Editor, Manteca Bulletin,
I am watching Congressman Ron Paul grill Federal Reserve Chairman Ben Bernake about “Real Money”. Mr. Paul thinks that Federal Reserve notes are not real money. Let’s look at the question of real money.
Our dollar is a “Fiat Currency”. Basically that means there is a collective agreement that it can be exchanged for goods and services because we all agree that it can. Your paycheck, right or wrong, is the market value of your contribution to our economy paid to you in dollars. You agree to do your job and exchange your labor for an agreed upon amount of dollars which you can exchange for food, shelter, etc. Money, in coins or paper, simply replaced the barter system where you exchanged your skill for someone else’s skill. In the barter system, you built barns and got paid in chickens. Currency in paper or coins simplified the process. Please note that the original currency were gold and silver coins or beads or anything that kept score. The point is that currency keeps score.

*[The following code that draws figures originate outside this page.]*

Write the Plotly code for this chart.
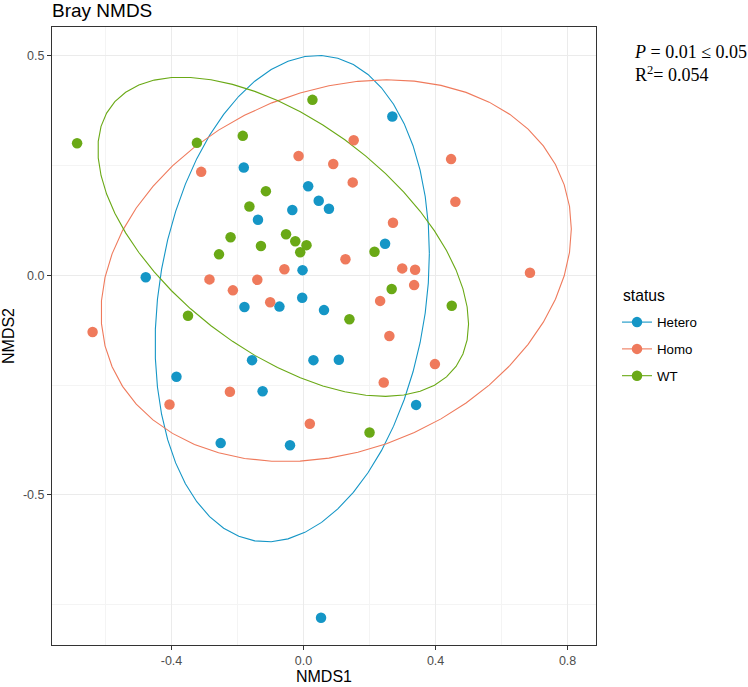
import numpy as np
import plotly.graph_objects as go

# ---- data ----
groups = ["Hetero", "Homo", "WT"]
colors = {"Hetero": "#1596C6", "Homo": "#EF7A5C", "WT": "#6AA916"}

hetero_x = [-0.181, 0.014, 0.046, 0.077, -0.034, -0.138, -0.003, -0.478, -0.004, -0.179, -0.073, 0.062,
            0.269, 0.247, -0.156, 0.030, 0.107, -0.385, -0.124, -0.251, -0.041, 0.341, 0.053]
hetero_y = [0.246, 0.203, 0.170, 0.152, 0.149, 0.127, 0.012, -0.004, -0.051, -0.072, -0.071, -0.079,
            0.362, 0.072, -0.193, -0.193, -0.192, -0.231, -0.264, -0.382, -0.387, -0.295, -0.780]

homo_x = [0.152, -0.015, 0.090, -0.310, 0.149, 0.127, -0.058, -0.285, -0.140, -0.214, -0.101, -0.639,
          0.447, 0.460, 0.271, 0.299, 0.338, 0.686, 0.335, 0.232, 0.260, -0.223, -0.406, 0.019, 0.398, 0.243]
homo_y = [0.308, 0.272, 0.254, 0.236, 0.212, 0.037, 0.014, -0.009, -0.010, -0.034, -0.061, -0.129,
          0.265, 0.168, 0.120, 0.016, 0.013, 0.006, -0.022, -0.058, -0.138, -0.265, -0.294, -0.338, -0.202, -0.244]

wt_x = [-0.686, -0.323, -0.184, 0.027, -0.114, -0.164, -0.221, -0.053, -0.025, 0.009, -0.010, -0.129,
        -0.256, 0.215, -0.350, 0.139, 0.267, 0.449, 0.200]
wt_y = [0.301, 0.302, 0.318, 0.400, 0.192, 0.157, 0.087, 0.094, 0.078, 0.069, 0.053, 0.067,
        0.048, 0.054, -0.092, -0.100, -0.031, -0.069, -0.358]

series = {"Hetero": (hetero_x, hetero_y), "Homo": (homo_x, homo_y), "WT": (wt_x, wt_y)}

x_ticks = [-0.4, 0.0, 0.4, 0.8]
x_ticktext = ["-0.4", "0.0", "0.4", "0.8"]
y_ticks = [-0.5, 0.0, 0.5]
y_ticktext = ["-0.5", "0.0", "0.5"]
annot_lines = ["<i>P</i> = 0.01 ≤ 0.05", "R<sup>2</sup>= 0.054"]

SANS = "Liberation Sans, Arial"


# ---- ggplot2 stat_ellipse (type "t", level 0.95) ----
def cov_trob(X, nu=5, maxit=25, tol=0.01):
    n, p = X.shape
    wt = np.ones(n)
    loc = X.mean(axis=0)
    w = np.sqrt(wt)
    Xc = X - loc
    for _ in range(maxit):
        w0 = w
        Xc = X - loc
        A = np.sqrt(w / w.sum())[:, None] * Xc
        _, d, Vt = np.linalg.svd(A, full_matrices=False)
        wX = Xc @ Vt.T @ np.diag(1.0 / d)
        Q = (wX ** 2).sum(axis=1)
        w = (wt * (nu + p)) / (nu + Q)
        loc = (w[:, None] * X).sum(axis=0) / w.sum()
        if np.all(np.abs(w - w0) < tol):
            break
    cov = (np.sqrt(w)[:, None] * Xc).T @ (np.sqrt(w)[:, None] * Xc) / wt.sum()
    return cov, loc


def stat_ellipse(xs, ys, level=0.95, segments=51):
    X = np.column_stack([xs, ys]).astype(float)
    cov, center = cov_trob(X)
    dfn, dfd = 2, X.shape[0] - 1
    qf = dfd / 2.0 * ((1 - level) ** (-2.0 / dfd) - 1)
    radius = np.sqrt(dfn * qf)
    ang = np.arange(segments + 1) * 2 * np.pi / segments
    circ = np.column_stack([np.cos(ang), np.sin(ang)])
    R = np.linalg.cholesky(cov).T
    E = center + radius * (circ @ R)
    return E[:, 0], E[:, 1]


fig = go.Figure()

for g in groups:
    xs, ys = series[g]
    ex, ey = stat_ellipse(xs, ys)
    fig.add_trace(go.Scatter(x=ex, y=ey, mode="lines", line=dict(color=colors[g], width=1.1),
                             showlegend=False, hoverinfo="skip"))

for g in groups:
    xs, ys = series[g]
    fig.add_trace(go.Scatter(x=xs, y=ys, mode="markers", name=g, showlegend=False,
                             marker=dict(color=colors[g], size=10.5, line=dict(width=0))))

for g in groups:
    fig.add_trace(go.Scatter(x=[None], y=[None], mode="lines+markers", name=g, legendgroup=g,
                             marker=dict(color=colors[g], size=10.5),
                             line=dict(color=colors[g], width=1.1)))

axis_common = dict(
    automargin=False,
    showgrid=True, gridcolor="#EBEBEB", gridwidth=1.1,
    zeroline=False, showline=True, mirror=True, linecolor="#333333", linewidth=1.1,
    ticks="outside", ticklen=4, tickcolor="#333333", tickwidth=1.1,
    tickfont=dict(family=SANS, size=12.5, color="#4D4D4D"),
)

fig.update_layout(
    width=748, height=687,
    margin=dict(l=52, r=152, t=27, b=42),
    paper_bgcolor="white", plot_bgcolor="white",
    title=dict(text="Bray NMDS", x=52 / 748, xanchor="left", y=1 - 10.5 / 687, yanchor="middle",
               font=dict(family=SANS, size=19, color="black")),
    xaxis=dict(range=[-0.762, 0.886], tickvals=x_ticks, ticktext=x_ticktext,
               title=dict(text="NMDS1", standoff=2, font=dict(family=SANS, size=16, color="black")),
               **axis_common),
    yaxis=dict(range=[-0.842, 0.566], tickvals=y_ticks, ticktext=y_ticktext,
               title=dict(text="NMDS2", standoff=6, font=dict(family=SANS, size=16, color="black")),
               **axis_common),
    legend=dict(x=1.0386, xanchor="left", y=0.547, yanchor="top",
                font=dict(family=SANS, size=13.3, color="black"),
                tracegroupgap=6.5, itemwidth=30, bgcolor="rgba(0,0,0,0)"),
    showlegend=True,
)
fig.update_xaxes(minor=dict(tickvals=[-0.6, -0.2, 0.2, 0.6], showgrid=True, gridcolor="#F4F4F4",
                            gridwidth=0.6, ticks=""))
fig.update_yaxes(minor=dict(tickvals=[-0.75, -0.25, 0.25], showgrid=True, gridcolor="#F4F4F4",
                            gridwidth=0.6, ticks=""))

fig.add_annotation(text="status", xref="paper", yref="paper", x=(621 - 52) / 544, y=(645 - 295) / 618,
                   xanchor="left", yanchor="middle", showarrow=False,
                   font=dict(family=SANS, size=15.7, color="black"))

fig.add_annotation(text="<br>".join(annot_lines), xref="paper", yref="paper",
                   x=(632 - 52) / 544, y=(645 - 40) / 618, xanchor="left", yanchor="top", align="left",
                   showarrow=False,
                   font=dict(family="Liberation Serif, Times New Roman", size=18, color="black"))

fig.write_html("out.html", config={"displayModeBar": False},
               post_script="document.body.style.margin='0';document.body.style.overflow='hidden';")
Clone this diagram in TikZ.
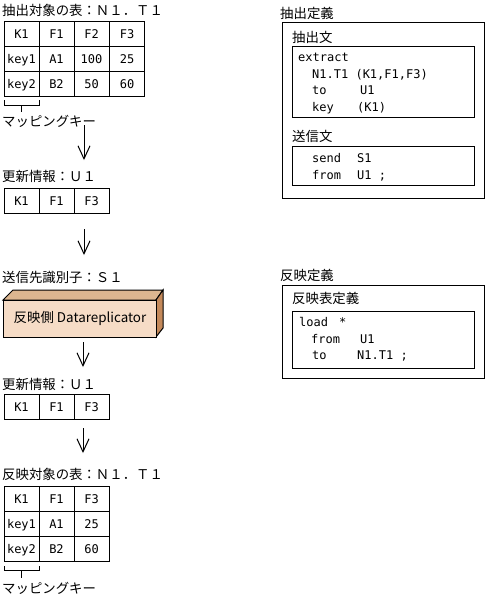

Mr. Paul seems to think that gold and silver are real money. Money is “currency”. It facilitates movement like a river current. I would challenge anyone to go buy a gallon of milk with a 1/600th of an ounce of gold (about $3). It is not an accepted means of exchange. He thinks a gold/silver standard is a better way to deal with currency because it is real. Let me suggest that currency by its nature is not real but is a representation of the value of goods and services that the marketplace defines. Gold and silver coins were used as currency because they were easily transportable…basically the same reason we use dollars. In reality we use electronic digits that represent dollars for most of our exchanges and this is truly the world’s currency. Banks deal in wire transfers…no paper money is sent, just electronic digits. Currency evolves to create ease of use. Paper is better than gold, electronic digits are better than paper, etc. Gold, while “real”, does not facilitate movement.
Currency is a scorecard that measures the relative value of things for sale and facilitates exchange. It has no value in and of itself. Commodities like oil and gold have intrinsic value based on their use. That doesn’t make them a good currency. Making gold and silver “real money” would be cumbersome and slow down the current in the economic river and a slowdown is not what we need.